GP_Math <- mutate(GP_Math, cluster = sub_grp2)

ggplot(GP_Math, aes(x=Walc, y = G3, color = factor(cluster))) + geom_boxplot()

ggplot(GP_Math, aes(x = Walc, y = G3, color = factor(cluster))) +
  geom_violin() +
  facet_wrap(~ cluster)

MS_Por_dist <- dist(MS_Por, method = "euclidean")

hc_MS_Por <- hclust(MS_Por_dist, method = "ward.D2" )

hc_MS_Por_agnes <- agnes(MS_Por_matrix, method = "ward")

pltree(hc_MS_Por_agnes, cex = 0.6, hang = -1, main = "Dendrogram of agnes")

sub_grp3 <- cutree(hc_MS_Por, k = 5)

table(sub_grp3)

sub_grp3
 1  2  3  4  5 
29 73 59 51 14

MS_Por <- mutate(MS_Por, cluster = sub_grp3)

ggplot(MS_Por, aes(x=Walc, y = G3, color = factor(cluster))) + geom_boxplot()

ggplot(MS_Por, aes(x = Walc, y = G3, color = factor(cluster))) +
  geom_violin() +
  facet_wrap(~ cluster)

MS_Math_dist <- dist(MS_Math, method = "euclidean")

hc_MS_Math <- hclust(MS_Math_dist, method = "ward.D2" )

hc_MS_Math_agnes <- agnes(MS_Math_matrix, method = "ward")

pltree(hc_MS_Math_agnes, cex = 0.6, hang = -1, main = "Dendrogram of agnes")

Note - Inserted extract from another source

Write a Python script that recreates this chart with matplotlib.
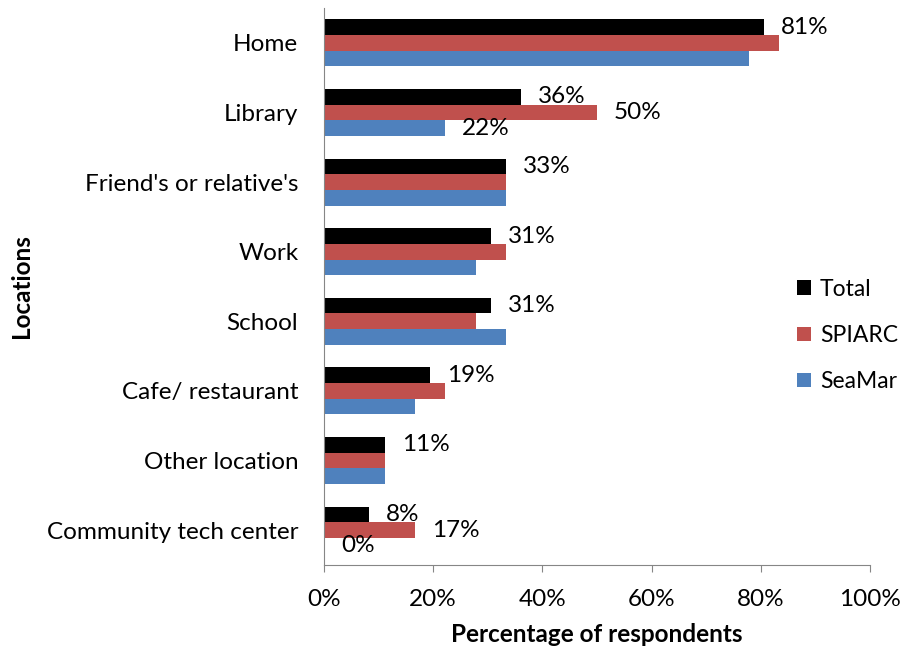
import matplotlib
matplotlib.use("Agg")
import matplotlib.pyplot as plt
import numpy as np

# data (percent of respondents)
locations = ["Home", "Library", "Friend's or relative's", "Work", "School",
             "Cafe/ restaurant", "Other location", "Community tech center"]
total = [80.6, 36.1, 33.3, 30.6, 30.6, 19.4, 11.1, 8.3]
spiarc = [83.3, 50.0, 33.3, 33.3, 27.8, 22.2, 11.1, 16.7]
seamar = [77.8, 22.2, 33.3, 27.8, 33.3, 16.7, 11.1, 0.0]

# which bars carry a data label (as in the original)
total_labels = ["81%", "36%", "33%", "31%", "31%", "19%", "11%", "8%"]
spiarc_labels = [None, "50%", None, None, None, None, None, "17%"]
seamar_labels = [None, "22%", None, None, None, None, None, "0%"]

series = [
    ("Total", total, total_labels, "#000000"),
    ("SPIARC", spiarc, spiarc_labels, "#C0504D"),
    ("SeaMar", seamar, seamar_labels, "#4F81BD"),
]

plt.rcParams["font.family"] = ["Lato", "DejaVu Sans"]
FS = 17.5

fig = plt.figure(figsize=(9.04, 6.54), dpi=100)
ax = fig.add_axes([324 / 904, 1 - 565 / 654, 546 / 904, 557 / 654])

y = np.arange(len(locations))
h = 0.225
for k, (name, vals, labels, color) in enumerate(series):
    pos = y + (k - 1) * h
    ax.barh(pos, vals, height=h, color=color, label=name)
    for p, v, lab in zip(pos, vals, labels):
        if lab is None:
            continue
        ax.annotate(lab, (v, p), xytext=(17, 0), textcoords="offset pixels",
                    ha="left", va="center", fontsize=FS, color="black")

ax.set_xlim(0, 100)
ax.set_ylim(len(locations) - 0.5, -0.5)
ax.set_xticks(np.arange(0, 101, 20))
ax.set_xticklabels([f"{t}%" for t in range(0, 101, 20)], fontsize=FS)
ax.set_yticks(y)
ax.set_yticklabels(locations, fontsize=FS)

for side in ["top", "right"]:
    ax.spines[side].set_visible(False)
for side in ["left", "bottom"]:
    ax.spines[side].set_color("#868686")
ax.tick_params(axis="y", length=0, pad=18.5)
ax.tick_params(axis="x", length=5, color="#868686", pad=12)

ax.set_xlabel("Percentage of respondents", fontsize=FS, fontweight="bold", labelpad=10)
ax.set_ylabel("Locations", fontsize=FS, fontweight="bold", labelpad=10)

ax.legend(loc="center left", bbox_to_anchor=(0.866, 0.412), frameon=False,
          fontsize=16.5, handlelength=0.6, handleheight=0.6, handletextpad=0.4,
          labelspacing=1.1, borderpad=0, borderaxespad=0)

fig.savefig("out.png", dpi=100)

sub_grp4 <- cutree(hc_MS_Math, k = 5)

table(sub_grp4)

sub_grp4
 1  2  3  4  5 
 7 11 11 13  4

MS_Math <- mutate(MS_Math, cluster = sub_grp4)

ggplot(MS_Math, aes(x=Walc, y = G3, color = factor(cluster))) + geom_boxplot()

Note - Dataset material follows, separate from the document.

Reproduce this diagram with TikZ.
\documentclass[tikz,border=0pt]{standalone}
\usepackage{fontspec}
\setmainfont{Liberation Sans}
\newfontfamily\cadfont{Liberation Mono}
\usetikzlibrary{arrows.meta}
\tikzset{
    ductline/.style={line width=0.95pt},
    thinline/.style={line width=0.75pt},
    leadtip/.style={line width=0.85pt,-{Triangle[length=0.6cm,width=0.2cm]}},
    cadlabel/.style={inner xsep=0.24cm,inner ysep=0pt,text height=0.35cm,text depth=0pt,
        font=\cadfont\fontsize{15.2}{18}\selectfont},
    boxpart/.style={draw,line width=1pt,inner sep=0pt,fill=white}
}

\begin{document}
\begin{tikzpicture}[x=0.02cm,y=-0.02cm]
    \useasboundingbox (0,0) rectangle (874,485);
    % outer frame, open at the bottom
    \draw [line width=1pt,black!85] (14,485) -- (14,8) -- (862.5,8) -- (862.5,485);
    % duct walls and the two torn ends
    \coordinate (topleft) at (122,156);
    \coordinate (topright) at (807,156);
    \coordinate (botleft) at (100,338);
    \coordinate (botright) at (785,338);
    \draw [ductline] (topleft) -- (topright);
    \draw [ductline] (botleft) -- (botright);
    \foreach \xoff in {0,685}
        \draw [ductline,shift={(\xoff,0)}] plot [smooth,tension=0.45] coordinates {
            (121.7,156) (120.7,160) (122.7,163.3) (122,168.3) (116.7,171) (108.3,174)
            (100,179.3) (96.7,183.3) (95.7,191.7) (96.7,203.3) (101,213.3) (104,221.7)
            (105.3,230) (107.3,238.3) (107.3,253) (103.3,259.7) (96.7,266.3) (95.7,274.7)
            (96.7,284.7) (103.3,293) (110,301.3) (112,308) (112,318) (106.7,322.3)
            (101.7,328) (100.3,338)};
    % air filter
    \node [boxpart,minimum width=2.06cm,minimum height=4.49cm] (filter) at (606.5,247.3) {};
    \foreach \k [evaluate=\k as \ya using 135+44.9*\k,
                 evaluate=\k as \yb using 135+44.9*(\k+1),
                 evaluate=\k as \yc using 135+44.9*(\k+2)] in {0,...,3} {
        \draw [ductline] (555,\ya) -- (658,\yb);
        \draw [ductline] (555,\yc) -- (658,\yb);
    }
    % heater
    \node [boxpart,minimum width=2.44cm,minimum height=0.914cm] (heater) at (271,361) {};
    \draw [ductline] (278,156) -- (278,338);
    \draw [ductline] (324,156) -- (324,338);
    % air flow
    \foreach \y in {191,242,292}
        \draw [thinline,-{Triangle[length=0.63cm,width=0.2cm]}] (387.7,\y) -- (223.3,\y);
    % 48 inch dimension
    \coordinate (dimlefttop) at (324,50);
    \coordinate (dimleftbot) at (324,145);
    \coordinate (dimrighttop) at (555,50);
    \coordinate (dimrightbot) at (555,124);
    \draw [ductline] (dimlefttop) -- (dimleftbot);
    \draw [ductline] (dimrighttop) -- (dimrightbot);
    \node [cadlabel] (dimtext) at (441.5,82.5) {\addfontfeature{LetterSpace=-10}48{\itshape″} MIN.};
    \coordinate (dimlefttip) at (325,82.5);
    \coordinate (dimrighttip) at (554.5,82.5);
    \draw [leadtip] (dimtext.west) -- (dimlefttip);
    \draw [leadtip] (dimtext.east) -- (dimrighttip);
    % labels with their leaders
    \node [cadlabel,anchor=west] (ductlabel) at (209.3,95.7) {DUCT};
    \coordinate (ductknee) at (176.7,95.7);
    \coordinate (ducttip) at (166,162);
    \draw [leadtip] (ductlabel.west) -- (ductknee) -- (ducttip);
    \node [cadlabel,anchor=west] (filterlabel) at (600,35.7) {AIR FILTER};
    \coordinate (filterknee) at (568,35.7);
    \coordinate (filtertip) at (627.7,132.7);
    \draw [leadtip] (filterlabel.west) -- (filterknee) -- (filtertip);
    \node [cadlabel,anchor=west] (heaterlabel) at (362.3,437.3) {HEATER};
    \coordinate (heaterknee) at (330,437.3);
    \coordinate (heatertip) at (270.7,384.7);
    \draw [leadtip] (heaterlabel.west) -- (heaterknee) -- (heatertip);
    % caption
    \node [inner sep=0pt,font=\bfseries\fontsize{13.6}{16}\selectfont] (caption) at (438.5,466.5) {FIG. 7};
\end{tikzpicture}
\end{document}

ggplot(MS_Math, aes(x = Walc, y = G3, color = factor(cluster))) +
  geom_violin() +
  facet_wrap(~ cluster)

5.Designed Storyboard

6.Conclusion

After conducting the cluster analysis part of our project, there are some issues need to be discussed and improved in our final project. First of all, our observations are so many that the dendrogram is not very legible. Secondly, the heatmap layout is not satisfied since there are some white areas resulted by the 0 values of the data. Overall, the direction is good to follow but details need to be improved for a better result of our project.